A Voice of Their Own: Narrative Obscurity and African History in the Cinema of Raoul Peck

Document Type

Article

Publication Date

November 2019

Abstract

Raoul Peck, an award-winning Haitian filmmaker and human rights activist, has lived in Haiti, the Democratic Republic of Congo, France, and the United States and made films in and about all of these places. Peck, who is always looking for new paradigms away from European and Hollywood racial biases, deliberately includes a witnessing sequence in each of his films. This article analyzes two of Peck's films—the 1992 documentary Lumumba: la mort du prophète / Lumumba: The Death of a Prophet (France) and the 2005 fiction film Sometimes in April—situated at the intersection of testimony cinema and anti-Eurocentric paradigms through the lens of what I call "counter testimony." In Holocaust narratives, there has been a tendency to claim that some part of the trauma remains unspeakable or unthinkable.
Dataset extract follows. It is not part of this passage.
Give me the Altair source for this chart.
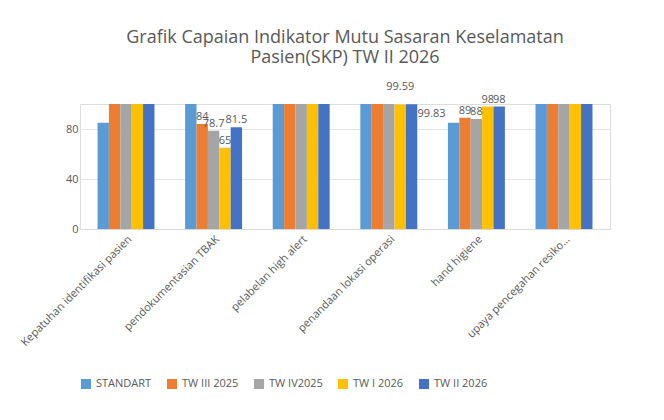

Peck's cinema on African history and its traumas runs counter to this claim. Instead, his cinema shows that in films on African experiences, these experiences are speakable but not entirely understandable for European or Hollywood audiences. Through nonlinearity, frame disjunctions—where the visual and aural components do not correspond—and genre mixing, Peck's use of counter testimony provides a private space for the African witness, particularly in these films, to testify to their experience and make their story known without it being appropriated.